In fact, a zero per cent interest rate repayment scheme for your credit cards would be a godsend in a recession.
Guess what? It exists.
Banks regularly offer such schemes, called balance transfer or funds transfer, which give promotional rates that typically last six or 12 months. They offer you the chance to pay back your credit card bills at a much lower interest rate than usual - interest-free, to be exact.
Essentially, you transfer the credit card debt with one bank to another line of credit with another bank. Some experts told The Sunday Times that the process is a bit like paying off the Visa with the MasterCard - just at lower interest rates.
The prevailing interest rate at most banks is 24 per cent. If you have a credit card bill of $10,000, the interest payable at that rate for six months will be $1,200, plus any late finance charges you may also incur.
If you transferred this to a bank that charges you no interest for the first six months, but just a one-time processing fee of, say, 2 per cent, the repayment over the same period of time will be $200.
Theoretically, you will owe $1,000 less in interest payments, and you will repay a different bank.
The catch, however, is that if you are unable to repay the balance in full within the promotional pe-
riod, the interest rate goes back up to 24 per cent.
Also, the promotional interest rate is applicable only to the amount transferred and not to amounts subsequently incurred on your credit card.
DBS Bank said: 'Customers revolving on their credit cards or credit lines at banks' prevailing interest rate can take advantage of the balance transfer scheme to reduce their interest charges.'
A revolver is a cardholder who does not make payments in full, but instead rolls them over each month.
Credit Counselling Singapore (CCS), a non-profit organisation that advises people who have problems paying off debts, said almost 40 per cent of credit cardholders here are revolvers.
CCS president Kuo How Nam said a zero per cent interest rate is 'a sweetener to persuade you to transfer the balance', which makes sense if you are paying the prevailing rate of 24 per cent.
But beware the cavalier habit of paying a credit line off with another one. CCS data showed that the average credit card debt of Singaporeans is about $70,000, owed to seven banks.
Mr Kuo said: 'If you are disciplined and you have the funds to pay, by all means go for a balance transfer scheme. I'm a great believer in interest-free periods, especially in this recessionary time when it may be difficult for you to meet your monthly repayments.
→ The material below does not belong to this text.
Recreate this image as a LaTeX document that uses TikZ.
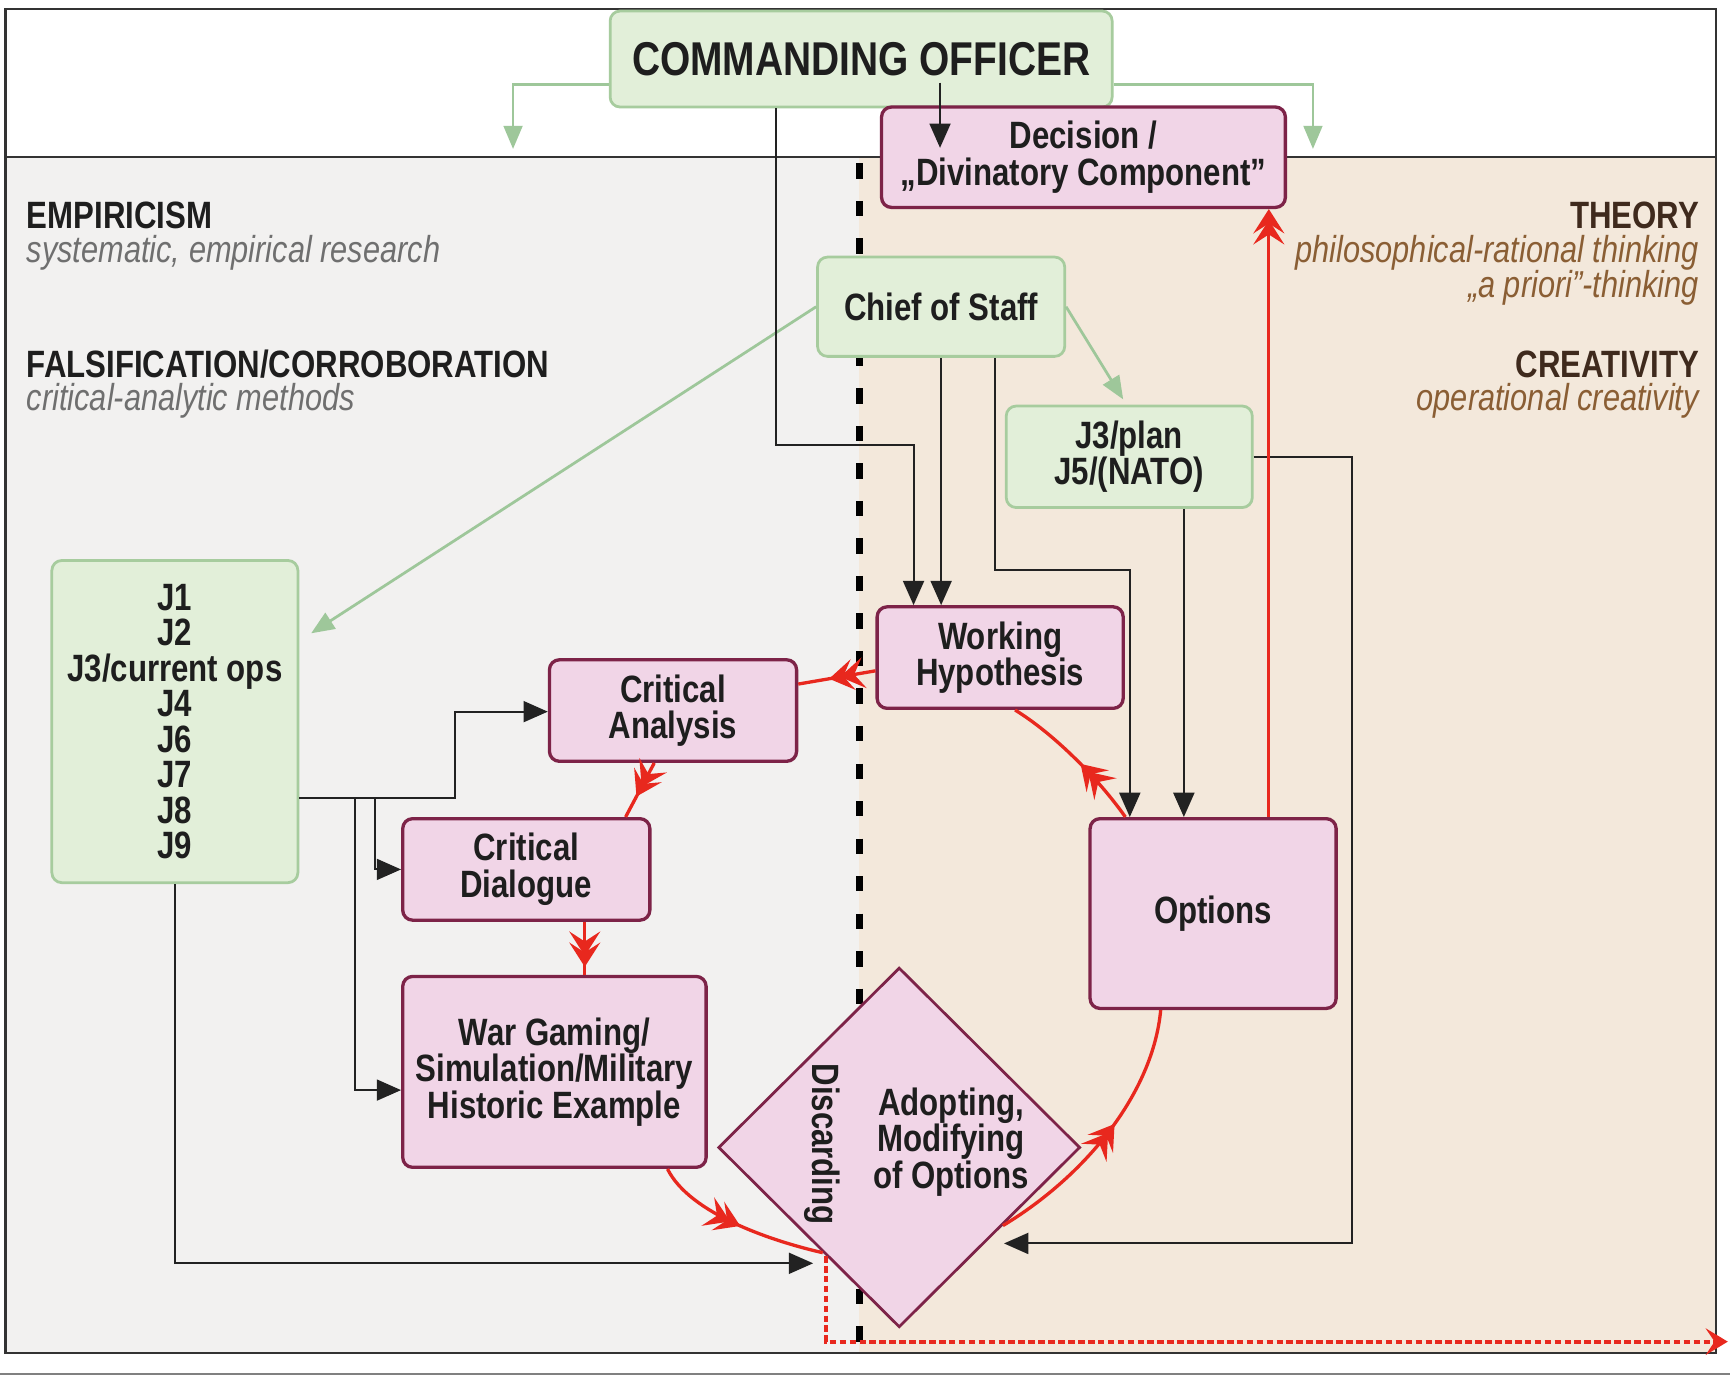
\documentclass[tikz,border=0pt]{standalone}
\usepackage{fontspec}
\setmainfont{Liberation Sans}[FakeStretch=0.82]
\usetikzlibrary{arrows.meta,shapes.geometric,decorations.markings,calc}
\definecolor{gfill}{HTML}{E2EFD9}
\definecolor{gline}{HTML}{A7CC9E}
\definecolor{garrow}{HTML}{9EC79A}
\definecolor{pfill}{HTML}{F1D5E7}
\definecolor{pline}{HTML}{7D2348}
\definecolor{redc}{HTML}{E8281E}
\definecolor{txt}{HTML}{1E1E1E}
\definecolor{blackc}{HTML}{222222}
\definecolor{lbg}{HTML}{F2F1F0}
\definecolor{rbg}{HTML}{F3E8DB}
\definecolor{grayit}{HTML}{6F6F6F}
\definecolor{brownd}{HTML}{3F2A1D}
\definecolor{brownit}{HTML}{8A5E34}
\definecolor{framec}{HTML}{333333}
\tikzset{
  redtip/.tip={Stealth[length=22pt,width=28pt,inset=9pt,color=redc,sep=-12pt]Stealth[length=22pt,width=28pt,inset=9pt,color=redc]},
  midarr/.style={postaction={decorate,decoration={markings,mark=at position #1 with {\arrow{redtip}}}}},
}
\begin{document}
\begin{tikzpicture}[x=1pt,y=-1pt,
  every node/.style={font=\fontsize{34.5}{33}\selectfont\bfseries, text=txt, inner sep=0pt},
  gbox/.style={draw=gline, fill=gfill, line width=2.5pt, rounded corners=9pt, align=center},
  pbox/.style={draw=pline, fill=pfill, line width=3pt, rounded corners=9pt, align=center},
  blk/.style={draw=blackc, line width=1.8pt, -{Triangle[length=22pt,width=19pt]}},
  grn/.style={draw=garrow, line width=2.5pt, -{Triangle[length=21pt,width=17pt]}},
  redline/.style={draw=redc, line width=3pt},
  reddash/.style={draw=redc, line width=3.5pt, dash pattern=on 6pt off 3pt},
  lab/.style={text=txt, text depth=0pt},
  labit/.style={text=grayit, font=\fontsize{34}{33}\selectfont\itshape, text height=24pt, text depth=4pt},
  rlab/.style={text=brownd, text depth=0pt},
  rlabit/.style={text=brownit, font=\fontsize{34}{33}\selectfont\itshape, text height=24pt, text depth=4pt},
]
\useasboundingbox (0,0) rectangle (1568,1247);
\fill[white] (0,0) rectangle (1568,1247);
% backgrounds
\fill[white] (5,8) rectangle (1555,142);
\fill[lbg] (5,142) rectangle (779,1226);
\fill[rbg] (779,142) rectangle (1555,1226);
\draw[framec, line width=2pt] (5,8) rectangle (1555,1226);
\draw[framec, line width=2pt] (5,142) -- (1555,142);
\draw[gray, line width=2pt] (0,1245) -- (1568,1245);
\draw[black, line width=6pt, dash pattern=on 14pt off 20pt] (779,148) -- (779,1226);

% side labels
\node[lab, anchor=base west] (emp) at (24,207) {EMPIRICISM};
\node[labit, anchor=base west] (empS) at (24,238) {systematic, empirical research};
\node[lab, anchor=base west] (fal) at (24,342) {FALSIFICATION/CORROBORATION};
\node[labit, anchor=base west] (falS) at (24,372) {critical-analytic methods};
\node[rlab, anchor=base east] (theo) at (1540,207) {THEORY};
\node[rlabit, anchor=base east] (theoS) at (1540,238) {philosophical-rational thinking};
\node[rlabit, anchor=base east] (theoT) at (1540,270) {„a priori”-thinking};
\node[rlab, anchor=base east] (crea) at (1540,342) {CREATIVITY};
\node[rlabit, anchor=base east] (creaS) at (1540,372) {operational creativity};

% nodes
\node[gbox, minimum width=455pt, minimum height=87pt, font=\fontsize{43}{43}\selectfont\bfseries] (CO) at (780.5,53.5) {COMMANDING OFFICER};
\node[pbox, minimum width=366pt, minimum height=91pt] (Dec) at (982,142.5) {Decision /\\„Divinatory Component”};
\node[gbox, minimum width=224pt, minimum height=90pt] (CoS) at (853,278) {Chief of Staff};
\node[gbox, minimum width=223pt, minimum height=92pt] (J3) at (1023.5,414) {J3/plan\\J5/(NATO)};
\node[gbox, minimum width=223pt, minimum height=292pt, font=\fontsize{34.5}{32.2}\selectfont\bfseries] (J) at (158.5,654) {J1\\J2\\J3/current ops\\J4\\J6\\J7\\J8\\J9};
\node[pbox, minimum width=223pt, minimum height=92pt] (WH) at (906.5,596) {Working\\Hypothesis};
\node[pbox, minimum width=224pt, minimum height=92pt] (CA) at (610,644) {Critical\\Analysis};
\node[pbox, minimum width=224pt, minimum height=92pt] (CD) at (477,788) {Critical\\Dialogue};
\node[pbox, minimum width=275pt, minimum height=173pt] (WG) at (502.5,971.5) {War Gaming/\\Simulation/Military\\Historic Example};
\node[pbox, minimum width=223pt, minimum height=172pt] (Opt) at (1099.5,828) {Options};
\node[diamond, draw=pline, fill=pfill, line width=2.5pt, minimum width=328pt, minimum height=326pt] (Dia) at (815,1040) {};
\node[align=center] (adopt) at (862,1035) {Adopting,\\Modifying\\of Options};
\node[rotate=-90] (disc) at (745,1037) {Discarding};

% coordinates
\coordinate (gL) at (465,135);
\coordinate (gR) at (1190,135);
\coordinate (jtip) at (282,574);
\coordinate (j3tip) at (1018,362);
\coordinate (k1) at (852,75);
\coordinate (k2) at (852,134);
\coordinate (a1) at (703,403);
\coordinate (a2) at (828,403);
\coordinate (b1) at (902,517);
\coordinate (b2) at (1024,517);
\coordinate (b3) at (1073,600);
\coordinate (e1) at (1225,413);
\coordinate (e2) at (1225,1127);
\coordinate (e3) at (910,1127);
\coordinate (f1) at (412,723);
\coordinate (f2) at (412,645);
\coordinate (f3) at (322,723);
\coordinate (f4) at (322,988);
\coordinate (f5) at (340,723);
\coordinate (h1) at (158,1145);
\coordinate (h2) at (737,1145);
\coordinate (r1) at (1150,450);
\coordinate (q1) at (749,1216);
\coordinate (q2) at (1566,1216);

% green connectors
\draw[grn] ([yshift=22pt]CO.south west) -| (gL);
\draw[grn] ([yshift=22pt]CO.south east) -| (gR);
\draw[grn] (CoS.west) -- (jtip);
\draw[grn] (CoS.east) -- (j3tip);

% black connectors
\draw[blk] (k1) -- (k2);
\draw[blk] (CO.south -| a1) -- (a1) -- (a2) -- (WH.north -| a2);
\draw[blk] (CoS.south) -- (WH.north -| CoS.south);
\draw[blk] (CoS.south -| b1) -- (b1) -- (b2) -- (Opt.north -| b2);
\draw[blk] (J3.south -| b3) -- (Opt.north -| b3);
\draw[blk] (J3.east) -- (J3.east -| e1) -- (e2) -- (e3);
\draw[blk] (J.east |- f1) -- (f1) -- (f2) -- (CA.west |- f2);
\draw[blk] (f3) -- (f4) -- (WG.west |- f4);
\draw[blk] (f5) -- (CD.west -| f5) -- (CD.west);
\draw[blk] (J.south) -- (J.south |- h1) -- (h2);

% red connectors
\draw[redline, -{redtip}] (Opt.north -| r1) -- (Dec.south -| r1);
\draw[redline, midarr=0.6] ([yshift=-12pt]WH.west) -- ([yshift=24pt]CA.east);
\draw[redline, midarr=0.62] ([xshift=-17pt]CA.south) -- ([xshift=90pt]CD.north);
\draw[redline, midarr=0.85] ([xshift=53pt]CD.south) -- ([xshift=53pt]CD.south |- WG.north);
\draw[redline, midarr=0.52] ([xshift=102.5pt]WG.south) .. controls (625,1100) and (700,1125) .. (Dia.234);
\draw[redline, midarr=0.55] (Dia.-37) .. controls (985,1065) and (1045,990) .. ([xshift=-47.5pt]Opt.south);
\draw[redline, midarr=0.45] ([xshift=-79.5pt]Opt.north) .. controls (995,705) and (955,665) .. ([xshift=13.5pt]WH.south);
\draw[reddash, -{Stealth[length=20pt,width=24pt,inset=8pt,color=redc]}] (Dia.236.5) -- (Dia.236.5 |- q1) -- (q2);
\end{tikzpicture}
\end{document}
'But for heaven's sake, don't go and borrow again on a card that has been paid off.'
Ms Chenise Lim, vice-president of ipac financial planning , warned: 'If you transfer from Bank A to Bank B, cannot make the payments and carry forward to Bank C, you could end up in a worse-off position than before.'
If you have enough funds to pay your bills in a short time and are looking for a way to save on your interest repayments, an interest-free balance transfer scheme might be an option to consider.
Application forms can be found on bank websites.